» DATASET EXCERPT
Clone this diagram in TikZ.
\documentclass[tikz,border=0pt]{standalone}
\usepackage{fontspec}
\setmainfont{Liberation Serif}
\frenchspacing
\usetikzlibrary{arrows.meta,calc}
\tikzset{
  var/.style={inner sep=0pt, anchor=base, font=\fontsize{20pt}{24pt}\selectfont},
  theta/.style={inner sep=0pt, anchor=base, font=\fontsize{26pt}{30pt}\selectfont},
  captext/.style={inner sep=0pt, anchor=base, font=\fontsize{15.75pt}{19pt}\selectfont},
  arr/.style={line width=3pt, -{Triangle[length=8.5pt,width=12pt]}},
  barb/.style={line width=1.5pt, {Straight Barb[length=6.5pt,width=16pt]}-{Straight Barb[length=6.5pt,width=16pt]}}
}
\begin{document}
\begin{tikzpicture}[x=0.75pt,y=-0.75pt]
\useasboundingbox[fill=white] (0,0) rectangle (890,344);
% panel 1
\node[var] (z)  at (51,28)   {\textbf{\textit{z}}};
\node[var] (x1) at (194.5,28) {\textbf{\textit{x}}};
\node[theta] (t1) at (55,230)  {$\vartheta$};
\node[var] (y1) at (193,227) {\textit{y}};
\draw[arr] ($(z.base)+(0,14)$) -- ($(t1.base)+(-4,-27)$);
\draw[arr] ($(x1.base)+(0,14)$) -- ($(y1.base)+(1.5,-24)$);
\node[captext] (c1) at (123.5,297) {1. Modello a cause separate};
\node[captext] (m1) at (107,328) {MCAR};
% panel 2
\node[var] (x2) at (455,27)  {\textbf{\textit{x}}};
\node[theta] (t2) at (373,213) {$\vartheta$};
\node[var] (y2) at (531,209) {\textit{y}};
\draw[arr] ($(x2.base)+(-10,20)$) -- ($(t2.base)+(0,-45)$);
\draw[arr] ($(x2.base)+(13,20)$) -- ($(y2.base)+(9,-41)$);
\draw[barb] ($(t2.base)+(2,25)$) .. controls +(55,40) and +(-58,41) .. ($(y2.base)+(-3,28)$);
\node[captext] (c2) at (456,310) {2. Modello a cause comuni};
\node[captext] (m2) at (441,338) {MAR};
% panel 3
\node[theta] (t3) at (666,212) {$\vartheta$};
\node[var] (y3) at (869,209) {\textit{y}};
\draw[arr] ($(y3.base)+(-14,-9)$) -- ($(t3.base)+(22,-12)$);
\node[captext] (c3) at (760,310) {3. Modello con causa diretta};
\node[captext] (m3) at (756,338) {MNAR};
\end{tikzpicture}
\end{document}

» YOUR INSTRUCTIONS
Take the listing above and write it out again exactly.

» EXERCISE RESPONSE
Clone this diagram in TikZ.
\documentclass[tikz,border=0pt]{standalone}
\usepackage{fontspec}
\setmainfont{Liberation Serif}
\frenchspacing
\usetikzlibrary{arrows.meta,calc}
\tikzset{
  var/.style={inner sep=0pt, anchor=base, font=\fontsize{20pt}{24pt}\selectfont},
  theta/.style={inner sep=0pt, anchor=base, font=\fontsize{26pt}{30pt}\selectfont},
  captext/.style={inner sep=0pt, anchor=base, font=\fontsize{15.75pt}{19pt}\selectfont},
  arr/.style={line width=3pt, -{Triangle[length=8.5pt,width=12pt]}},
  barb/.style={line width=1.5pt, {Straight Barb[length=6.5pt,width=16pt]}-{Straight Barb[length=6.5pt,width=16pt]}}
}
\begin{document}
\begin{tikzpicture}[x=0.75pt,y=-0.75pt]
\useasboundingbox[fill=white] (0,0) rectangle (890,344);
% panel 1
\node[var] (z)  at (51,28)   {\textbf{\textit{z}}};
\node[var] (x1) at (194.5,28) {\textbf{\textit{x}}};
\node[theta] (t1) at (55,230)  {$\vartheta$};
\node[var] (y1) at (193,227) {\textit{y}};
\draw[arr] ($(z.base)+(0,14)$) -- ($(t1.base)+(-4,-27)$);
\draw[arr] ($(x1.base)+(0,14)$) -- ($(y1.base)+(1.5,-24)$);
\node[captext] (c1) at (123.5,297) {1. Modello a cause separate};
\node[captext] (m1) at (107,328) {MCAR};
% panel 2
\node[var] (x2) at (455,27)  {\textbf{\textit{x}}};
\node[theta] (t2) at (373,213) {$\vartheta$};
\node[var] (y2) at (531,209) {\textit{y}};
\draw[arr] ($(x2.base)+(-10,20)$) -- ($(t2.base)+(0,-45)$);
\draw[arr] ($(x2.base)+(13,20)$) -- ($(y2.base)+(9,-41)$);
\draw[barb] ($(t2.base)+(2,25)$) .. controls +(55,40) and +(-58,41) .. ($(y2.base)+(-3,28)$);
\node[captext] (c2) at (456,310) {2. Modello a cause comuni};
\node[captext] (m2) at (441,338) {MAR};
% panel 3
\node[theta] (t3) at (666,212) {$\vartheta$};
\node[var] (y3) at (869,209) {\textit{y}};
\draw[arr] ($(y3.base)+(-14,-9)$) -- ($(t3.base)+(22,-12)$);
\node[captext] (c3) at (760,310) {3. Modello con causa diretta};
\node[captext] (m3) at (756,338) {MNAR};
\end{tikzpicture}
\end{document}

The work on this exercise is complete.